**Data block:**
________________________________________
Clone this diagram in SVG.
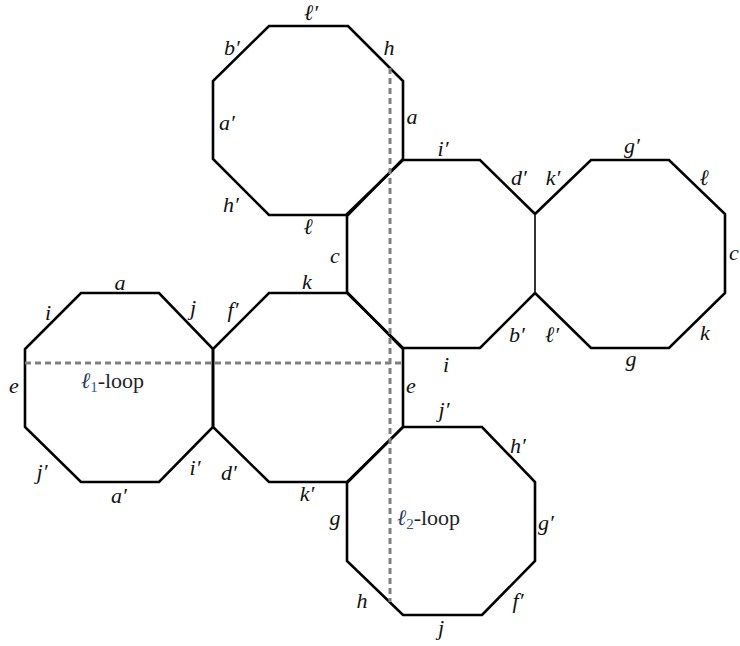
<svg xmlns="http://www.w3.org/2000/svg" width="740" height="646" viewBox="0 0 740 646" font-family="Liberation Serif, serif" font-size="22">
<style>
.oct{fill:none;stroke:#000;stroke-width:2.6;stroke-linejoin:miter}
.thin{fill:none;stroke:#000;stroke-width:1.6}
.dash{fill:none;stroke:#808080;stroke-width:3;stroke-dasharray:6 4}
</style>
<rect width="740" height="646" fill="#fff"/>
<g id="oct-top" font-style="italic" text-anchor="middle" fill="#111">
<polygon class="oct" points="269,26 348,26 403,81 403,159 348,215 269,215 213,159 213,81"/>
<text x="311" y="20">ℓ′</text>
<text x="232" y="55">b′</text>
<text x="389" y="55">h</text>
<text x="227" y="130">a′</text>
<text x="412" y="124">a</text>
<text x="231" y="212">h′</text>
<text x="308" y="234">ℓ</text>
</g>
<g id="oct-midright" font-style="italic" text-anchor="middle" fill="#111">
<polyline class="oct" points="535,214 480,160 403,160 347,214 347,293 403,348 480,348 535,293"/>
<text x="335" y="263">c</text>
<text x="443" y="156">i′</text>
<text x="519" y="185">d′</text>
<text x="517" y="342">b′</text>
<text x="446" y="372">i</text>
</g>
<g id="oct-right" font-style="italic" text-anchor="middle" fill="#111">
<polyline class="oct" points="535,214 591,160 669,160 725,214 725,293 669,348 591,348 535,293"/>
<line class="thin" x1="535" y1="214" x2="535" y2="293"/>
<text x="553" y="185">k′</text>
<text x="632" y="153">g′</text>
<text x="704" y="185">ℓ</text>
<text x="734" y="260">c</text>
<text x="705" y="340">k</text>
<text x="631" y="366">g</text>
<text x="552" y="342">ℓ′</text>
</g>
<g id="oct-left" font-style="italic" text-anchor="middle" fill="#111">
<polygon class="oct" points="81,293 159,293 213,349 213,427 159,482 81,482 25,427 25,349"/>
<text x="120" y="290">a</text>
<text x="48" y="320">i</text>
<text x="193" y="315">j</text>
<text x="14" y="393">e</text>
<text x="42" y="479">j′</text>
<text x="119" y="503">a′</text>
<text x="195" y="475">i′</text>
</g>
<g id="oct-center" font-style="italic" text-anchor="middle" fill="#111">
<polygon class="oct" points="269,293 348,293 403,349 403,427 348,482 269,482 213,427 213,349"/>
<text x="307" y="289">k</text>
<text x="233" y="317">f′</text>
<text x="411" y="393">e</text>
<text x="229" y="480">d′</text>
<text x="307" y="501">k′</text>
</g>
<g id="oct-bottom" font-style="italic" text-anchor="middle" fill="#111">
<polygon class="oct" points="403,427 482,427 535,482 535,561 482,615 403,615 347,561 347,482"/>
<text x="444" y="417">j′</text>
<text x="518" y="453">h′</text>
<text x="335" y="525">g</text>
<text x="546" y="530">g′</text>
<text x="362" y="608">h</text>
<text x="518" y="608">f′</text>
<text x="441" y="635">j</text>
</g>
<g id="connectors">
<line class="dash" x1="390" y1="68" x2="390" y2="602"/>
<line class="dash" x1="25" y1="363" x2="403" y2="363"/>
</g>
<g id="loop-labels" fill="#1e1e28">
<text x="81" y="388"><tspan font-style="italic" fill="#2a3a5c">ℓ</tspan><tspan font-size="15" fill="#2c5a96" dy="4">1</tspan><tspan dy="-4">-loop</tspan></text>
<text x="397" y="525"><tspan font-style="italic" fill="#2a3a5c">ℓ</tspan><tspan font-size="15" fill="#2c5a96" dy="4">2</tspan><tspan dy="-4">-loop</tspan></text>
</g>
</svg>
________________________________________
**What you have to do:**
Return the material word for word. Pictures are not part of the copy.

**Result of this exercise:**
Clone this diagram in SVG.
<svg xmlns="http://www.w3.org/2000/svg" width="740" height="646" viewBox="0 0 740 646" font-family="Liberation Serif, serif" font-size="22">
<style>
.oct{fill:none;stroke:#000;stroke-width:2.6;stroke-linejoin:miter}
.thin{fill:none;stroke:#000;stroke-width:1.6}
.dash{fill:none;stroke:#808080;stroke-width:3;stroke-dasharray:6 4}
</style>
<rect width="740" height="646" fill="#fff"/>
<g id="oct-top" font-style="italic" text-anchor="middle" fill="#111">
<polygon class="oct" points="269,26 348,26 403,81 403,159 348,215 269,215 213,159 213,81"/>
<text x="311" y="20">ℓ′</text>
<text x="232" y="55">b′</text>
<text x="389" y="55">h</text>
<text x="227" y="130">a′</text>
<text x="412" y="124">a</text>
<text x="231" y="212">h′</text>
<text x="308" y="234">ℓ</text>
</g>
<g id="oct-midright" font-style="italic" text-anchor="middle" fill="#111">
<polyline class="oct" points="535,214 480,160 403,160 347,214 347,293 403,348 480,348 535,293"/>
<text x="335" y="263">c</text>
<text x="443" y="156">i′</text>
<text x="519" y="185">d′</text>
<text x="517" y="342">b′</text>
<text x="446" y="372">i</text>
</g>
<g id="oct-right" font-style="italic" text-anchor="middle" fill="#111">
<polyline class="oct" points="535,214 591,160 669,160 725,214 725,293 669,348 591,348 535,293"/>
<line class="thin" x1="535" y1="214" x2="535" y2="293"/>
<text x="553" y="185">k′</text>
<text x="632" y="153">g′</text>
<text x="704" y="185">ℓ</text>
<text x="734" y="260">c</text>
<text x="705" y="340">k</text>
<text x="631" y="366">g</text>
<text x="552" y="342">ℓ′</text>
</g>
<g id="oct-left" font-style="italic" text-anchor="middle" fill="#111">
<polygon class="oct" points="81,293 159,293 213,349 213,427 159,482 81,482 25,427 25,349"/>
<text x="120" y="290">a</text>
<text x="48" y="320">i</text>
<text x="193" y="315">j</text>
<text x="14" y="393">e</text>
<text x="42" y="479">j′</text>
<text x="119" y="503">a′</text>
<text x="195" y="475">i′</text>
</g>
<g id="oct-center" font-style="italic" text-anchor="middle" fill="#111">
<polygon class="oct" points="269,293 348,293 403,349 403,427 348,482 269,482 213,427 213,349"/>
<text x="307" y="289">k</text>
<text x="233" y="317">f′</text>
<text x="411" y="393">e</text>
<text x="229" y="480">d′</text>
<text x="307" y="501">k′</text>
</g>
<g id="oct-bottom" font-style="italic" text-anchor="middle" fill="#111">
<polygon class="oct" points="403,427 482,427 535,482 535,561 482,615 403,615 347,561 347,482"/>
<text x="444" y="417">j′</text>
<text x="518" y="453">h′</text>
<text x="335" y="525">g</text>
<text x="546" y="530">g′</text>
<text x="362" y="608">h</text>
<text x="518" y="608">f′</text>
<text x="441" y="635">j</text>
</g>
<g id="connectors">
<line class="dash" x1="390" y1="68" x2="390" y2="602"/>
<line class="dash" x1="25" y1="363" x2="403" y2="363"/>
</g>
<g id="loop-labels" fill="#1e1e28">
<text x="81" y="388"><tspan font-style="italic" fill="#2a3a5c">ℓ</tspan><tspan font-size="15" fill="#2c5a96" dy="4">1</tspan><tspan dy="-4">-loop</tspan></text>
<text x="397" y="525"><tspan font-style="italic" fill="#2a3a5c">ℓ</tspan><tspan font-size="15" fill="#2c5a96" dy="4">2</tspan><tspan dy="-4">-loop</tspan></text>
</g>
</svg>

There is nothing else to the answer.